As for the laminate stencil made up of the resin film and porous support, even when the sheet is pressed against the drum by the pressing member via the master, the master is capable of sliding on the drum, overcoming the viscosity of the ink. Therefore, such a master creases little.
Stencil printers using the stencil consisting only of the thermoplastic resin film, but capable of smoothing it when wrapping it around the drum, have been proposed in, e.g., Japanese Utility Model Publication Nos. 60-21243 and 61-30866 and Japanese Utility Model Laid-Open Publication No. 60-119565. The printers disclosed in these documents each includes a stencil mounting device for straightening the slackened or creased stencil to be fed to the drum. The stencil mounting device has a guide for guiding the stencil to the drum, and a rotatable stretching member contacting the guide via the stencil.

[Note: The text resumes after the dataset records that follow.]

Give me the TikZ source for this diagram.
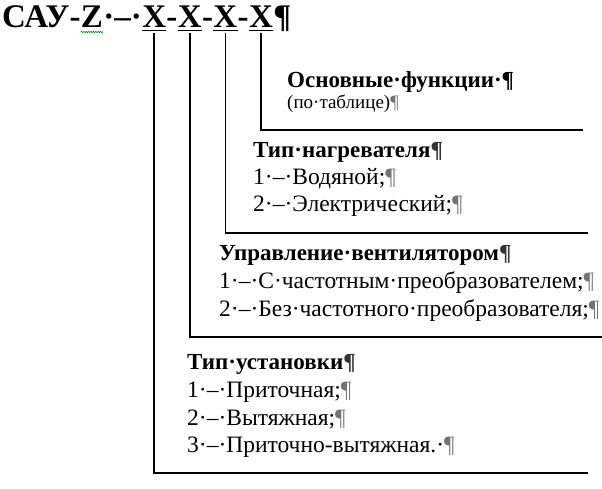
\documentclass[tikz,border=0pt]{standalone}
\usepackage{fontspec}
\setmainfont{Liberation Serif}
\usetikzlibrary{decorations.pathmorphing}
\newcommand{\mypil}{{\color{black!55}¶}}
\newcommand{\mypilh}{{\color{black!80}¶}}
\tikzset{
  ttl/.style={inner sep=0pt, anchor=base west, font=\fontsize{33}{38}\selectfont\bfseries},
  hd/.style={inner sep=0pt, anchor=base west, font=\fontsize{23}{27}\selectfont\bfseries},
  bd/.style={inner sep=0pt, anchor=base west, font=\fontsize{23.5}{27}\selectfont},
  sm/.style={inner sep=0pt, anchor=base west, font=\fontsize{19}{22}\selectfont},
  rule/.style={line width=1.8pt},
  uline/.style={line width=1.8pt},
  spell/.style={green!55!black, line width=0.6pt, decorate, decoration={snake, amplitude=0.7pt, segment length=2.4pt}}
}
\begin{document}
\begin{tikzpicture}[x=1pt,y=-1pt]
\useasboundingbox (0,0) rectangle (602,488);
% title
\node[ttl] (t0) at (2,27) {САУ-};
\node[ttl] (z)  at (t0.base east) {Z};
\node[ttl] (t1) at (z.base east) {·–·};
\node[ttl] (x1) at (t1.base east) {X};
\node[ttl] (h1) at (x1.base east) {-};
\node[ttl] (x2) at (h1.base east) {X};
\node[ttl] (h2) at (x2.base east) {-};
\node[ttl] (x3) at (h2.base east) {X};
\node[ttl] (h3) at (x3.base east) {-};
\node[ttl] (x4) at (h3.base east) {X};
\node[ttl] (pp) at (x4.base east) {¶};
\draw[spell] ([yshift=-5pt]z.base west) -- ([yshift=-5pt]z.base east);
\foreach \k in {1,2,3,4}{
  \draw[uline] ([yshift=-3.5pt]x\k.base west) -- ([yshift=-3.5pt]x\k.base east);
}
% end points of the brackets
\coordinate (e4) at (583,130);
\coordinate (e3) at (588,233);
\coordinate (e2) at (602,337);
\coordinate (e1) at (588,473);
\draw[rule] ([yshift=-6pt]x4.base) |- (e4);
\draw[rule] ([yshift=-6pt]x3.base) |- (e3);
\draw[rule] ([yshift=-6pt]x2.base) |- (e2);
\draw[rule] ([yshift=-6pt]x1.base) |- (e1);
% texts
\node[hd] (f1) at (287,87) {Основные·функции·¶};
\node[sm] (f2) at (287,108) {(по·таблице)\mypil};
\node[hd] (n0) at (253,157) {Тип·нагревателя\mypilh};
\node[bd] (n1) at (253,184) {1·–·Водяной;\mypil};
\node[bd] (n2) at (253,211) {2·–·Электрический;\mypil};
\node[hd] (v0) at (219,260) {Управление·вентилятором\mypilh};
\node[bd] (v1) at (219,288) {1·–·С·частотным·преобразователем;\mypil};
\node[bd] (v2) at (219,316) {2·–·Без·частотного·преобразователя;\mypil};
\node[hd] (u0) at (187,369) {Тип·установки\mypilh};
\node[bd] (u1) at (187,397) {1·–·Приточная;\mypil};
\node[bd] (u2) at (187,425) {2·–·Вытяжная;\mypil};
\node[bd] (u3) at (187,452) {3·–·Приточно-вытяжная.·\mypil};
\end{tikzpicture}
\end{document}
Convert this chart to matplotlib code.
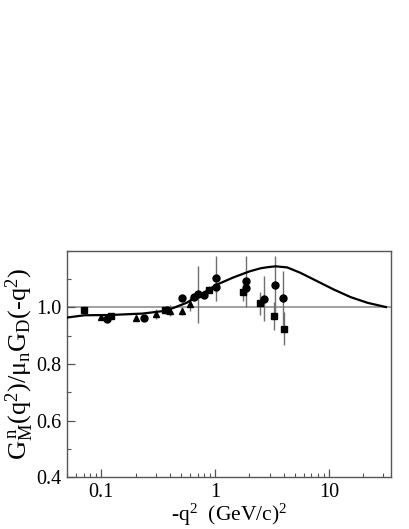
import numpy as np
import matplotlib
matplotlib.use('Agg')
import matplotlib.pyplot as plt
from matplotlib.ticker import LogLocator, NullFormatter, MultipleLocator, FixedFormatter, FixedLocator

plt.rcParams['font.family'] = ['Liberation Serif', 'DejaVu Serif']
plt.rcParams['mathtext.fontset'] = 'custom'
plt.rcParams['mathtext.rm'] = 'Liberation Serif'
plt.rcParams['mathtext.it'] = 'Liberation Serif'

# data
sq_x = [0.071, 0.122, 0.362, 0.891, 1.755, 2.49, 3.27, 4.0]
sq_y = [0.990, 0.970, 0.991, 1.063, 1.053, 1.014, 0.970, 0.925]
sq_e = [0.005, 0.005, 0.008, 0.012, 0.030, 0.040, 0.050, 0.058]

ci_x = [0.111, 0.237, 0.380, 0.509, 0.657, 0.704, 0.790, 1.006, 1.020, 1.870, 1.870, 2.67, 3.34, 3.92]
ci_y = [0.958, 0.964, 0.991, 1.034, 1.036, 1.046, 1.043, 1.102, 1.071, 1.092, 1.069, 1.030, 1.080, 1.034]
ci_e = [0.010, 0.005, 0.008, 0.010, 0.015, 0.100, 0.010, 0.080, 0.020, 0.090, 0.020, 0.080, 0.100, 0.095]

tr_x = [0.100, 0.200, 0.302, 0.401, 0.509, 0.600]
tr_y = [0.965, 0.962, 0.977, 0.988, 0.987, 1.012]
tr_e = [0.008, 0.010, 0.018, 0.020, 0.015, 0.025]

# theory curve
cv_x = [0.05, 0.071, 0.12, 0.23, 0.35, 0.43, 0.56, 0.74, 1.03, 1.45, 2.0, 2.5, 2.9, 3.4,
        4.3, 5.6, 7.9, 11.0, 15.5, 21.8, 31.6]
cv_y = [0.964, 0.972, 0.973, 0.978, 0.987, 0.998, 1.016, 1.045, 1.080, 1.106, 1.127, 1.138, 1.142, 1.145,
        1.141, 1.122, 1.092, 1.063, 1.036, 1.016, 1.001]

fig = plt.figure(figsize=(4.09, 5.29), dpi=100)
ax = fig.add_axes([0.164, 0.098, 0.792, 0.428])

ax.axhline(1.0, color='#999999', lw=1.3, zorder=1)

ebar = dict(fmt='none', ecolor='#707070', elinewidth=1.0, capsize=0, zorder=2)
ax.errorbar(sq_x, sq_y, yerr=sq_e, **ebar)
ax.errorbar(ci_x, ci_y, yerr=ci_e, **ebar)
ax.errorbar(tr_x, tr_y, yerr=tr_e, **ebar)

ax.plot(sq_x, sq_y, 's', color='black', ms=4.5, zorder=3)
ax.plot(ci_x, ci_y, 'o', color='black', ms=5, zorder=3)
ax.plot(tr_x, tr_y, '^', color='black', ms=5, zorder=3)

ax.plot(cv_x, cv_y, '-', color='black', lw=1.6, zorder=4)

ax.set_xscale('log')
ax.set_xlim(0.05, 35)
ax.set_ylim(0.4, 1.2)

ax.xaxis.set_major_locator(FixedLocator([0.1, 1, 10]))
ax.xaxis.set_major_formatter(FixedFormatter(['0.1', '1', '10']))
ax.xaxis.set_minor_locator(LogLocator(base=10, subs=np.arange(2, 10) * 1.0, numticks=20))
ax.xaxis.set_minor_formatter(NullFormatter())
ax.yaxis.set_major_locator(FixedLocator([0.4, 0.6, 0.8, 1.0]))
ax.yaxis.set_major_formatter(FixedFormatter(['0.4', '0.6', '0.8', '1.0']))
ax.yaxis.set_minor_locator(MultipleLocator(0.1))

ax.tick_params(which='both', direction='in', top=False, right=False, color='#555555')
ax.tick_params(which='major', length=6, width=0.9, labelsize=14.5, pad=4)
ax.tick_params(which='minor', length=3, width=0.8)
for s in ax.spines.values():
    s.set_color('#555555')
    s.set_linewidth(1.0)

ax.set_xlabel('-q$^2$  (GeV/c)$^2$', fontsize=15.5, labelpad=0)
ax.set_ylabel('G$_M^{\\,n}$(q$^2$)/\u03bc$_n$G$_D$(-q$^2$)', fontsize=19, labelpad=0)

fig.savefig('out.png', dpi=100)
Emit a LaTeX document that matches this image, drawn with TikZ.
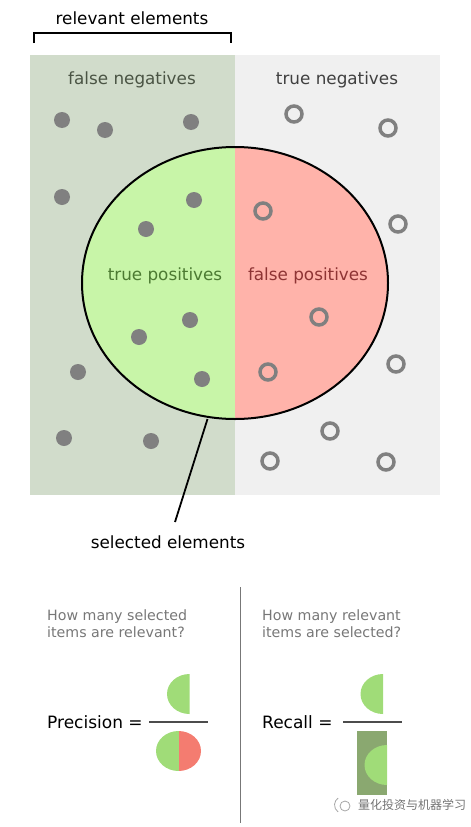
\documentclass[tikz,border=0pt]{standalone}
\usepackage{fontspec}
\setmainfont{DejaVu Sans}
\newfontfamily\cjk{Noto Sans CJK SC}
\definecolor{relbg}{HTML}{D1DCCB}
\definecolor{negbg}{HTML}{F0F0F0}
\definecolor{tpfill}{HTML}{C8F5A8}
\definecolor{fpfill}{HTML}{FFB3AA}
\definecolor{tptext}{HTML}{4C7A32}
\definecolor{fptext}{HTML}{8E3434}
\definecolor{fntext}{HTML}{4A5444}
\definecolor{dotgrey}{HTML}{808080}
\definecolor{qgrey}{HTML}{777777}
\definecolor{smallgreen}{HTML}{A0DC78}
\definecolor{smallred}{HTML}{F47C70}
\definecolor{recbox}{HTML}{8AA870}
\tikzset{
  lbl/.style={font=\fontsize{16.8}{20}\selectfont, inner sep=0pt},
  qlbl/.style={font=\fontsize{14.2}{16.5}\selectfont, text=qgrey, align=left, anchor=north west, inner sep=0pt},
  eqlbl/.style={font=\fontsize{17}{20}\selectfont, anchor=west, inner sep=0pt},
  fdot/.style={circle, fill=dotgrey, minimum size=16pt, inner sep=0pt},
  rdot/.style={circle, draw=dotgrey, line width=3.5pt, minimum size=16pt, inner sep=0pt},
}
\begin{document}
\begin{tikzpicture}[x=1pt,y=-1pt]
\useasboundingbox (0,0) rectangle (471,827);
% backgrounds
\fill[relbg] (30,55) rectangle (235,495);
\fill[negbg] (235,55) rectangle (440,495);
% bracket
\draw[line width=1.6pt] (34,43) -- (34,33) -- (231,33) -- (231,43);
\node[lbl] (relev) at (132,18) {relevant elements};
\node[lbl, text=fntext] (fn) at (132,80) {false negatives};
\node[lbl, text=black!75] (tn) at (337,80) {true negatives};
% ellipse
\begin{scope}
  \clip (235,283) ellipse [x radius=153, y radius=136];
  \fill[tpfill] (80,140) rectangle (235,425);
  \fill[fpfill] (235,140) rectangle (390,425);
\end{scope}
\draw[line width=2pt] (235,283) ellipse [x radius=153, y radius=136];
\coordinate (selpt) at (207.5,419);
\node[lbl, text=tptext] (tp) at (165,276) {true positives};
\node[lbl, text=fptext] (fp) at (308,276) {false positives};
% filled dots
\foreach \i/\x/\y in {1/62/120,2/105/130,3/191/122,4/62/197,5/194/200,6/146/229,7/190/320,8/139/337,9/202/379,10/78/372,11/64/438,12/151/441}
  \node[fdot] (f\i) at (\x,\y) {};
% rings
\foreach \i/\x/\y in {1/294/114,2/388/128,3/263/211,4/398/224,5/319/317,6/268/372,7/396/364,8/330/431,9/270/461,10/386/462}
  \node[rdot] (r\i) at (\x,\y) {};
% pointer
\coordinate (selend) at (175,522);
\draw[line width=1.8pt] (selpt) -- (selend);
\node[lbl] (sel) at (168,542) {selected elements};
% divider
\draw[qgrey, line width=1pt] (240,587) -- (240,823);
% questions
\node[qlbl] (q1) at (47,610) {How many selected\\items are relevant?};
\node[qlbl] (q2) at (262,610) {How many relevant\\items are selected?};
% precision
\node[eqlbl] (prec) at (47,722) {Precision =};
\draw[black!70, line width=1.3pt] (149,722) -- (208,722);
\fill[smallgreen] (189.5,674) arc[start angle=270, end angle=90, x radius=22.5, y radius=20] -- cycle;
\begin{scope}
  \clip (178.5,751) ellipse [x radius=22.5, y radius=20];
  \fill[smallgreen] (150,728) rectangle (178.5,775);
  \fill[smallred] (178.5,728) rectangle (205,775);
\end{scope}
% recall
\node[eqlbl] (rec) at (262,722) {Recall =};
\draw[black!70, line width=1.3pt] (343,722) -- (402,722);
\fill[smallgreen] (383,674) arc[start angle=270, end angle=90, x radius=22.5, y radius=20] -- cycle;
\fill[recbox] (357,731) rectangle (387,795);
\fill[smallgreen] (387,745) arc[start angle=270, end angle=90, x radius=22.5, y radius=20] -- cycle;
% watermark icon
\draw[black!35, line width=0.8pt] (345,806) circle [radius=5];
\draw[black!35, line width=0.8pt] (343,805) ++(125:8.5) arc[start angle=125, end angle=235, radius=8.5];
% watermark
\node[inner sep=0pt, text=black!55, font=\cjk\fontsize{12}{14}\selectfont, anchor=west] (wmt) at (358,805) {量化投资与机器学习};
\end{tikzpicture}
\end{document}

While the stencil is in movement, the stretching member is rotated by the stencil while exerting tension on the stencil in the widthwise direction of the stencil. In this type of stencil printer, the stencil is paid out from the stencil mounting device and fed toward the drum due to the rotation of the drum. At this instant, in the stencil mounting device, the stencil is conveyed along the guide member while being subjected to the tension ascribable to the stretching member. Consequently, the stencil can wrap around the drum without any slack or crease.
However, the conventional stencil printer using the guide member and stretching member has some problems yet to be solved, as follows. While the drum is in rotation, the stencil is sequentially paid out via a nip between the guide member and the stretching member. At this instant, tension acts on the stencil between the above nip and the drum. As a result, if the stencil has low elasticity, then it extends in the direction of stencil transport and creases in the lengthwise direction.
Further, the nip between the guide member and the stretching member is remote from the drum. So long as the master has high elasticity, the trailing edge of the master pulled out from the nip can wrap around the drum without slackening because the master is prevented from waving due to its own elasticity. However, when the master has low elasticity, the trailing edge of the master pulled out from the nip waves and wraps around the drum without being straightened, resulting in a slack. The slack would be crushed and would cause the master to crease, as stated earlier.
Japanese Utility Model Publication No. 62-20297 proposes a stencil printer including an elastic member whose upstream edge with respect to the direction of master transport is sequentially inclined from its intermediate portion to opposite sides in the above direction. With this configuration, the elastic member smooths the stencil outward in the widthwise direction of the stencil. Further, Japanese Patent Laid-Open Publication No. 7-125399 discloses a stencil printer in which a roller presses the master against the drum over the entire width of the master.